WRITTEN REQUEST: It is required that the lines from the top of the listing through the line with "from bokeh.resources import INLINE" be reproduced exactly, excluding pictures.

SUPPLIED INFORMATION:
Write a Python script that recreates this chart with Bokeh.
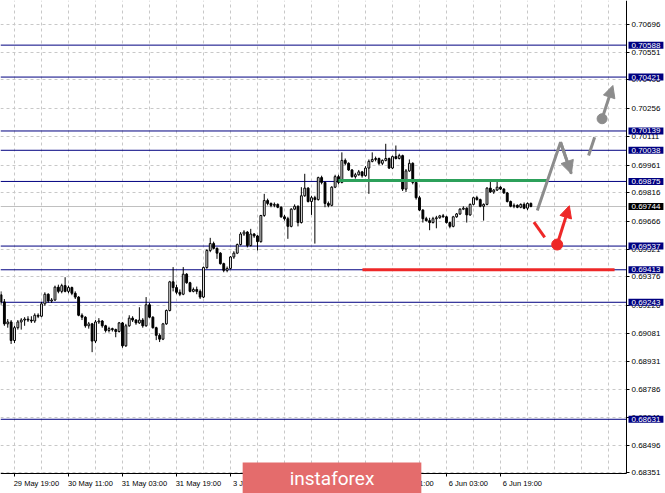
from bokeh.plotting import figure
from bokeh.models import (Range1d, FixedTicker, PrintfTickFormatter, Label,
                          Arrow, NormalHead, ColumnDataSource, LinearAxis, BoxAnnotation)
from bokeh.embed import file_html
from bokeh.resources import INLINE

# ---------------- data (prices in 1e-5 points) ----------------
first_bar = -4   # bar index of the first candle (index 0 = 29 May 19:00, H1 bars)
open_pts = [69282, 69245, 69130, 69140, 69043, 69110, 69140, 69150, 69155, 69150,
            69145, 69175, 69170, 69235, 69285, 69250, 69255, 69322, 69300, 69330,
            69300, 69320, 69290, 69270, 69175, 69165, 69120, 69130, 69040, 69140,
            69145, 69120, 69095, 69105, 69100, 69090, 69135, 69015, 69120, 69160,
            69150, 69135, 69150, 69120, 69230, 69165, 69110, 69070, 69050, 69130,
            69200, 69350, 69320, 69295, 69285, 69390, 69345, 69300, 69310, 69300,
            69270, 69425, 69514, 69550, 69525, 69500, 69445, 69410, 69420, 69480,
            69500, 69545, 69600, 69610, 69540, 69600, 69590, 69560, 69697, 69775,
            69760, 69750, 69755, 69740, 69690, 69680, 69640, 69730, 69745, 69660,
            69800, 69840, 69770, 69790, 69780, 69895, 69870, 69760, 69750, 69845,
            69900, 69870, 69985, 69970, 69935, 69900, 69910, 69925, 69905, 69945,
            69980, 69990, 69995, 69970, 69985, 69995, 69945, 70005, 69995, 70010,
            69835, 69930, 69970, 69870, 69790, 69725, 69680, 69670, 69660, 69680,
            69685, 69695, 69690, 69660, 69640, 69690, 69705, 69730, 69735, 69700,
            69755, 69790, 69780, 69745, 69755, 69840, 69820, 69830, 69845, 69835,
            69815, 69770, 69745, 69750, 69740, 69755, 69735, 69760]
high_pts = [69300, 69260, 69155, 69150, 69120, 69150, 69160, 69165, 69170, 69170,
            69185, 69185, 69245, 69295, 69290, 69265, 69330, 69335, 69340, 69374,
            69330, 69325, 69300, 69275, 69185, 69170, 69140, 69135, 69150, 69160,
            69150, 69125, 69115, 69110, 69105, 69140, 69140, 69130, 69175, 69170,
            69155, 69217, 69160, 69270, 69240, 69170, 69115, 69080, 69135, 69205,
            69355, 69427, 69335, 69310, 69427, 69395, 69350, 69320, 69325, 69310,
            69430, 69520, 69580, 69560, 69530, 69505, 69450, 69430, 69485, 69510,
            69550, 69610, 69620, 69615, 69627, 69605, 69595, 69700, 69810, 69785,
            69765, 69765, 69760, 69745, 69700, 69690, 69735, 69755, 69750, 69845,
            69915, 69845, 69800, 69800, 69900, 69905, 69875, 69770, 69850, 69910,
            69910, 70027, 69995, 69975, 69940, 69920, 69935, 69930, 69955, 69990,
            70027, 70005, 70000, 69990, 70072, 70000, 70010, 70063, 70020, 70015,
            69940, 69990, 69975, 69880, 69800, 69730, 69690, 69685, 69690, 69695,
            69700, 69705, 69695, 69665, 69695, 69710, 69735, 69745, 69740, 69760,
            69795, 69800, 69785, 69760, 69845, 69880, 69835, 69880, 69850, 69840,
            69820, 69775, 69760, 69755, 69760, 69765, 69765, 69765]
low_pts = [69230, 69120, 69110, 69025, 69030, 69100, 69100, 69120, 69140, 69135,
           69135, 69160, 69165, 69225, 69240, 69240, 69250, 69290, 69290, 69295,
           69290, 69280, 69260, 69170, 69150, 69110, 69105, 68982, 69030, 69130,
           69110, 69085, 69085, 69090, 69060, 69085, 69005, 69010, 69115, 69140,
           69125, 69130, 69110, 69115, 69160, 69105, 69045, 69035, 69045, 69125,
           69195, 69300, 69285, 69275, 69280, 69340, 69295, 69295, 69285, 69260,
           69265, 69418, 69505, 69520, 69470, 69440, 69400, 69400, 69415, 69470,
           69495, 69540, 69590, 69530, 69535, 69580, 69514, 69555, 69690, 69750,
           69740, 69740, 69735, 69685, 69670, 69575, 69635, 69725, 69640, 69655,
           69795, 69765, 69700, 69550, 69775, 69860, 69740, 69740, 69745, 69840,
           69860, 69865, 69960, 69930, 69895, 69890, 69905, 69895, 69900, 69810,
           69975, 69980, 69960, 69960, 69980, 69940, 69940, 69990, 69990, 69825,
           69820, 69925, 69860, 69780, 69720, 69660, 69665, 69620, 69655, 69630,
           69680, 69685, 69655, 69630, 69635, 69685, 69700, 69725, 69660, 69695,
           69750, 69775, 69740, 69670, 69750, 69815, 69810, 69825, 69830, 69810,
           69765, 69740, 69735, 69735, 69735, 69730, 69725, 69740]
close_pts = [69245, 69130, 69140, 69043, 69110, 69140, 69150, 69155, 69150, 69145,
             69175, 69170, 69235, 69285, 69250, 69255, 69322, 69300, 69330, 69300,
             69320, 69290, 69270, 69175, 69165, 69120, 69130, 69040, 69140, 69145,
             69120, 69095, 69105, 69100, 69090, 69135, 69015, 69120, 69160, 69150,
             69135, 69150, 69120, 69230, 69165, 69110, 69070, 69050, 69130, 69200,
             69350, 69320, 69295, 69285, 69390, 69345, 69300, 69310, 69300, 69270,
             69425, 69514, 69550, 69525, 69500, 69445, 69410, 69420, 69480, 69500,
             69545, 69600, 69610, 69540, 69600, 69590, 69560, 69697, 69775, 69760,
             69750, 69755, 69740, 69690, 69680, 69640, 69730, 69745, 69660, 69800,
             69840, 69770, 69790, 69780, 69895, 69870, 69760, 69750, 69845, 69900,
             69870, 69985, 69970, 69935, 69900, 69910, 69925, 69905, 69945, 69980,
             69990, 69995, 69970, 69985, 69995, 69945, 70005, 69995, 70010, 69835,
             69930, 69970, 69870, 69790, 69725, 69680, 69670, 69660, 69680, 69685,
             69695, 69690, 69660, 69640, 69690, 69705, 69730, 69735, 69700, 69755,
             69790, 69780, 69745, 69755, 69840, 69820, 69830, 69845, 69835, 69815,
             69770, 69745, 69750, 69740, 69755, 69735, 69760, 69744]

time_tick_bars = [0, 16, 32, 48, 64, 80, 96, 112, 128, 144]
time_tick_labels = ["29 May 19:00", "30 May 11:00", "31 May 03:00", "31 May 19:00",
                    "3 Jun 11:00", "4 Jun 03:00", "4 Jun 19:00", "5 Jun 11:00",
                    "6 Jun 03:00", "6 Jun 19:00"]
price_ticks = [0.70696, 0.70551, 0.70406, 0.70256, 0.70111, 0.69961, 0.69816, 0.69666,
               0.69521, 0.69376, 0.69226, 0.69081, 0.68931, 0.68786, 0.68641, 0.68496,
               0.68351]
levels = [0.70588, 0.70421, 0.70139, 0.70038, 0.69875, 0.69537, 0.69413, 0.69243, 0.68631]
current_price = 0.69744

resistance_bars = [96, 158.2]
resistance_price = 0.69880
support_bars = [103.1, 177.8]
support_price = 0.69413

gray_path_bars = [154.9, 161.8, 165.0]
gray_path_prices = [0.69723, 0.70080, 0.69915]
gray_dash_bars = [170.1, 171.9]
gray_dash_prices = [0.70011, 0.70106]
gray_up_bars = [174.1, 177.3]
gray_up_prices = [0.70203, 0.70377]
red_dash_bars = [153.9, 157.1]
red_dash_prices = [0.69662, 0.69583]
red_up_bars = [160.8, 164.4]
red_up_prices = [0.69545, 0.69748]

# ---------------- layout constants ----------------
X_START, X_END = -4.148, 192.89          # whole canvas width in bar units
Y_START, Y_END = 0.682427, 0.708215      # whole canvas height in price units
PRICE_AXIS_AT = 181.33                   # bar position of the price scale line
TIME_AXIS_AT = 0.683473                  # price position of the time scale line

# ---------------- build ----------------
n = len(close_pts)
bars = list(range(first_bar, first_bar + n))
o = [v / 1e5 for v in open_pts]
h = [v / 1e5 for v in high_pts]
l = [v / 1e5 for v in low_pts]
c = [v / 1e5 for v in close_pts]
src = ColumnDataSource(dict(
    x=bars, o=o, h=h, l=l, c=c,
    top=[max(a, b) for a, b in zip(o, c)],
    bottom=[min(a, b) for a, b in zip(o, c)],
    fill=["white" if cc >= oo else "black" for oo, cc in zip(o, c)],
))

p = figure(width=665, height=493, output_backend="svg", toolbar_location=None,
           y_axis_location="right",
           x_range=Range1d(X_START, X_END), y_range=Range1d(Y_START, Y_END),
           min_border_left=0, min_border_top=0, min_border_right=0, min_border_bottom=0)
p.outline_line_color = None
p.background_fill_color = "white"
p.border_fill_color = "white"

AX_FONT = "Liberation Sans"

# time axis: tick marks
time_ticks_axis = p.below[0]
time_ticks_axis.fixed_location = TIME_AXIS_AT
time_ticks_axis.bounds = (X_START, PRICE_AXIS_AT)
time_ticks_axis.ticker = FixedTicker(ticks=time_tick_bars)
time_ticks_axis.major_label_overrides = {b: "" for b in time_tick_bars}
time_ticks_axis.major_label_text_font_size = "0px"
time_ticks_axis.major_tick_out = 3
time_ticks_axis.major_tick_in = 0
time_ticks_axis.minor_tick_line_color = None
time_ticks_axis.axis_line_color = "black"
time_ticks_axis.major_tick_line_color = "black"

# time axis: labels starting at their tick (MT4 style)
LABEL_SHIFT = 6.5
shifted = [b + LABEL_SHIFT for b in time_tick_bars]
time_axis = LinearAxis(ticker=FixedTicker(ticks=shifted), fixed_location=TIME_AXIS_AT,
                       major_label_overrides={s: t for s, t in zip(shifted, time_tick_labels)},
                       axis_line_color=None, major_tick_line_color=None,
                       minor_tick_line_color=None, major_tick_out=0, major_tick_in=0,
                       major_label_standoff=5,
                       major_label_text_font=AX_FONT, major_label_text_font_size="7.5px",
                       major_label_text_color="black")
p.add_layout(time_axis, "below")

# price axis
yax = p.right[0]
yax.fixed_location = PRICE_AXIS_AT
yax.bounds = (TIME_AXIS_AT, Y_END)
yax.ticker = FixedTicker(ticks=price_ticks)
yax.formatter = PrintfTickFormatter(format="%.5f")
yax.major_label_text_font = AX_FONT
yax.major_label_text_font_size = "8px"
yax.major_label_text_color = "black"
yax.major_label_standoff = 2
yax.major_tick_out = 3
yax.major_tick_in = 0
yax.minor_tick_line_color = None
yax.axis_line_color = "black"
yax.major_tick_line_color = "black"

# grids
p.xgrid.ticker = FixedTicker(ticks=list(range(0, 181, 8)))
for g in (p.xgrid, p.ygrid):
    g.grid_line_color = "#c8c8c8"
    g.grid_line_dash = "3 3"
    g.grid_line_width = 1

# blank the scale areas (outside the chart window)
p.add_layout(BoxAnnotation(left=PRICE_AXIS_AT, right=X_END + 10, bottom=Y_START - 0.01,
                           top=Y_END + 0.01, fill_color="white", fill_alpha=1,
                           line_color=None, level="underlay"))
p.add_layout(BoxAnnotation(left=X_START - 10, right=X_END + 10, bottom=Y_START - 0.01,
                           top=TIME_AXIS_AT, fill_color="white", fill_alpha=1,
                           line_color=None, level="underlay"))

# horizontal levels and current price line, from the left edge to the price scale
lvl_src = ColumnDataSource(dict(y=levels, x0=[X_START] * len(levels),
                                x1=[PRICE_AXIS_AT] * len(levels)))
p.segment(x0="x0", y0="y", x1="x1", y1="y", source=lvl_src,
          line_color="#000080", line_width=1)
p.segment(x0=[X_START], y0=[current_price], x1=[PRICE_AXIS_AT], y1=[current_price],
          line_color="#c0c0c0", line_width=1)

# candles
p.segment(x0="x", y0="l", x1="x", y1="h", source=src, line_color="black", line_width=1)
p.vbar(x="x", width=0.55, top="top", bottom="bottom", fill_color="fill",
       line_color="black", line_width=1, source=src)

# resistance / support
GREEN = "#2ca05a"
RED = "#ee2828"
GRAY = "#8c8c8c"
p.line(resistance_bars, [resistance_price] * 2, line_color=GREEN, line_width=3)
p.line(support_bars, [support_price] * 2, line_color=RED, line_width=3)

# forecast drawings
p.line(gray_path_bars, gray_path_prices, line_color=GRAY, line_width=3)
p.add_layout(Arrow(end=NormalHead(size=13, fill_color=GRAY, line_color=GRAY),
                   x_start=gray_path_bars[1], y_start=gray_path_prices[1],
                   x_end=gray_path_bars[2], y_end=gray_path_prices[2],
                   line_color=GRAY, line_width=3))
p.line(gray_dash_bars, gray_dash_prices, line_color=GRAY, line_width=3)
p.scatter([gray_up_bars[0]], [gray_up_prices[0]], size=10, color=GRAY)
p.add_layout(Arrow(end=NormalHead(size=12, fill_color=GRAY, line_color=GRAY),
                   x_start=gray_up_bars[0], y_start=gray_up_prices[0],
                   x_end=gray_up_bars[1], y_end=gray_up_prices[1],
                   line_color=GRAY, line_width=3))
p.line(red_dash_bars, red_dash_prices, line_color=RED, line_width=3)
p.scatter([red_up_bars[0]], [red_up_prices[0]], size=11, color=RED)
p.add_layout(Arrow(end=NormalHead(size=12, fill_color=RED, line_color=RED),
                   x_start=red_up_bars[0], y_start=red_up_prices[0],
                   x_end=red_up_bars[1], y_end=red_up_prices[1],
                   line_color=RED, line_width=3))

# price boxes on the right scale
for lv in levels + [current_price]:
    bg = "black" if lv == current_price else "#000080"
    p.add_layout(Label(x=628, x_units="canvas", y=lv, text="%.5f" % lv,
                       text_font=AX_FONT, text_font_size="8px", text_color="white",
                       text_align="left", text_baseline="middle",
                       background_fill_color=bg, padding=(3, 1)))

# watermark
p.add_layout(Label(x=331.5, x_units="canvas", y=0.683237, text="instaforex",
                   text_font="Roboto", text_font_size="19px", text_color="white",
                   text_align="center", text_baseline="middle",
                   background_fill_color="#e46c6c", padding=(47, 4)))

open("out.html", "w").write(file_html(p, INLINE))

WRITTEN SOLUTION:
Write a Python script that recreates this chart with Bokeh.
from bokeh.plotting import figure
from bokeh.models import (Range1d, FixedTicker, PrintfTickFormatter, Label,
                          Arrow, NormalHead, ColumnDataSource, LinearAxis, BoxAnnotation)
from bokeh.embed import file_html
from bokeh.resources import INLINE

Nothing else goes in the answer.